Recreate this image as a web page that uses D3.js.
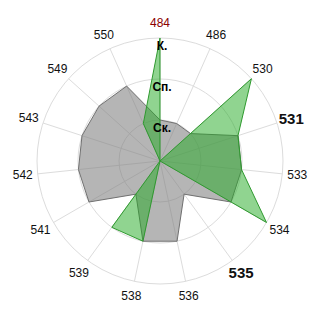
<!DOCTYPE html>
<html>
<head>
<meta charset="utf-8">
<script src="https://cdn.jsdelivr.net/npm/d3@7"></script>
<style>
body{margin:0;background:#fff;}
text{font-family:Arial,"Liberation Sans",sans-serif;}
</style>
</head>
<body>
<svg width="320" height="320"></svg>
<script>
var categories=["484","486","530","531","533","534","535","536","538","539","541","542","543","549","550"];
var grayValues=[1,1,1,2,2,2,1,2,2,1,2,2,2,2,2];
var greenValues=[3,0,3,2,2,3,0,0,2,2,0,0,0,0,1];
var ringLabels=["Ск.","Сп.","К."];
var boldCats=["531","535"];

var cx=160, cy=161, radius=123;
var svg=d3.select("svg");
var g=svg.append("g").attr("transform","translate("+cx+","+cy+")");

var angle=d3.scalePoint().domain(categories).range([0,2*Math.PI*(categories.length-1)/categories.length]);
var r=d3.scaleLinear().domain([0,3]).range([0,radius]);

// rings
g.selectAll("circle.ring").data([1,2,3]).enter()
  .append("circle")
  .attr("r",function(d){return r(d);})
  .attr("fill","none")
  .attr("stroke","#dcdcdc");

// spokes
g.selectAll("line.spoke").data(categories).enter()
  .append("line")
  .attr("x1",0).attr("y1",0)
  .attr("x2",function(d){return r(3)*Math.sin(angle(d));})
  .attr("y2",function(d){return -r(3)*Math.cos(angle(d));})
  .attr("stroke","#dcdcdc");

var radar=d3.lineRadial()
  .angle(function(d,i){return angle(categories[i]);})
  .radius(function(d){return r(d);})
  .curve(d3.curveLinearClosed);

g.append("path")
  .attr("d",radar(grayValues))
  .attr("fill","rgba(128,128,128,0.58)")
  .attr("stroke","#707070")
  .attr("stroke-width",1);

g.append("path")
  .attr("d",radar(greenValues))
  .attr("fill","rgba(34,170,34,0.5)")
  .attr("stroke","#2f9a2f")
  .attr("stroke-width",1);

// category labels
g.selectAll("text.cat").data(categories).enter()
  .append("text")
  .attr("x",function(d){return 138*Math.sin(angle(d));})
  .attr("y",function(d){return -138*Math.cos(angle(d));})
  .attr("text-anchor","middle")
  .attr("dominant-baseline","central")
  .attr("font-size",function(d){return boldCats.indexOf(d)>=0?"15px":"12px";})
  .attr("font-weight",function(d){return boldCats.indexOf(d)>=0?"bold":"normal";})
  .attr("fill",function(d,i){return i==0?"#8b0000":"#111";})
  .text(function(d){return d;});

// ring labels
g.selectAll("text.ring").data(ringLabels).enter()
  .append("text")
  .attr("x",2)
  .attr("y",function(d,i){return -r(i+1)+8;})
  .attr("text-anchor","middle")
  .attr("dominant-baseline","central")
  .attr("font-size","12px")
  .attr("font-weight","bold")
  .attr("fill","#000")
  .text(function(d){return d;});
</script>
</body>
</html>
____
• **Work instructions**: Without including any pictures, reproduce the listing exactly.

• **Answer to the task**:
Recreate this image as a web page that uses D3.js.
<!DOCTYPE html>
<html>
<head>
<meta charset="utf-8">
<script src="https://cdn.jsdelivr.net/npm/d3@7"></script>
<style>
body{margin:0;background:#fff;}
text{font-family:Arial,"Liberation Sans",sans-serif;}
</style>
</head>
<body>
<svg width="320" height="320"></svg>
<script>
var categories=["484","486","530","531","533","534","535","536","538","539","541","542","543","549","550"];
var grayValues=[1,1,1,2,2,2,1,2,2,1,2,2,2,2,2];
var greenValues=[3,0,3,2,2,3,0,0,2,2,0,0,0,0,1];
var ringLabels=["Ск.","Сп.","К."];
var boldCats=["531","535"];

var cx=160, cy=161, radius=123;
var svg=d3.select("svg");
var g=svg.append("g").attr("transform","translate("+cx+","+cy+")");

var angle=d3.scalePoint().domain(categories).range([0,2*Math.PI*(categories.length-1)/categories.length]);
var r=d3.scaleLinear().domain([0,3]).range([0,radius]);

// rings
g.selectAll("circle.ring").data([1,2,3]).enter()
  .append("circle")
  .attr("r",function(d){return r(d);})
  .attr("fill","none")
  .attr("stroke","#dcdcdc");

// spokes
g.selectAll("line.spoke").data(categories).enter()
  .append("line")
  .attr("x1",0).attr("y1",0)
  .attr("x2",function(d){return r(3)*Math.sin(angle(d));})
  .attr("y2",function(d){return -r(3)*Math.cos(angle(d));})
  .attr("stroke","#dcdcdc");

var radar=d3.lineRadial()
  .angle(function(d,i){return angle(categories[i]);})
  .radius(function(d){return r(d);})
  .curve(d3.curveLinearClosed);

g.append("path")
  .attr("d",radar(grayValues))
  .attr("fill","rgba(128,128,128,0.58)")
  .attr("stroke","#707070")
  .attr("stroke-width",1);

g.append("path")
  .attr("d",radar(greenValues))
  .attr("fill","rgba(34,170,34,0.5)")
  .attr("stroke","#2f9a2f")
  .attr("stroke-width",1);

// category labels
g.selectAll("text.cat").data(categories).enter()
  .append("text")
  .attr("x",function(d){return 138*Math.sin(angle(d));})
  .attr("y",function(d){return -138*Math.cos(angle(d));})
  .attr("text-anchor","middle")
  .attr("dominant-baseline","central")
  .attr("font-size",function(d){return boldCats.indexOf(d)>=0?"15px":"12px";})
  .attr("font-weight",function(d){return boldCats.indexOf(d)>=0?"bold":"normal";})
  .attr("fill",function(d,i){return i==0?"#8b0000":"#111";})
  .text(function(d){return d;});

// ring labels
g.selectAll("text.ring").data(ringLabels).enter()
  .append("text")
  .attr("x",2)
  .attr("y",function(d,i){return -r(i+1)+8;})
  .attr("text-anchor","middle")
  .attr("dominant-baseline","central")
  .attr("font-size","12px")
  .attr("font-weight","bold")
  .attr("fill","#000")
  .text(function(d){return d;});
</script>
</body>
</html>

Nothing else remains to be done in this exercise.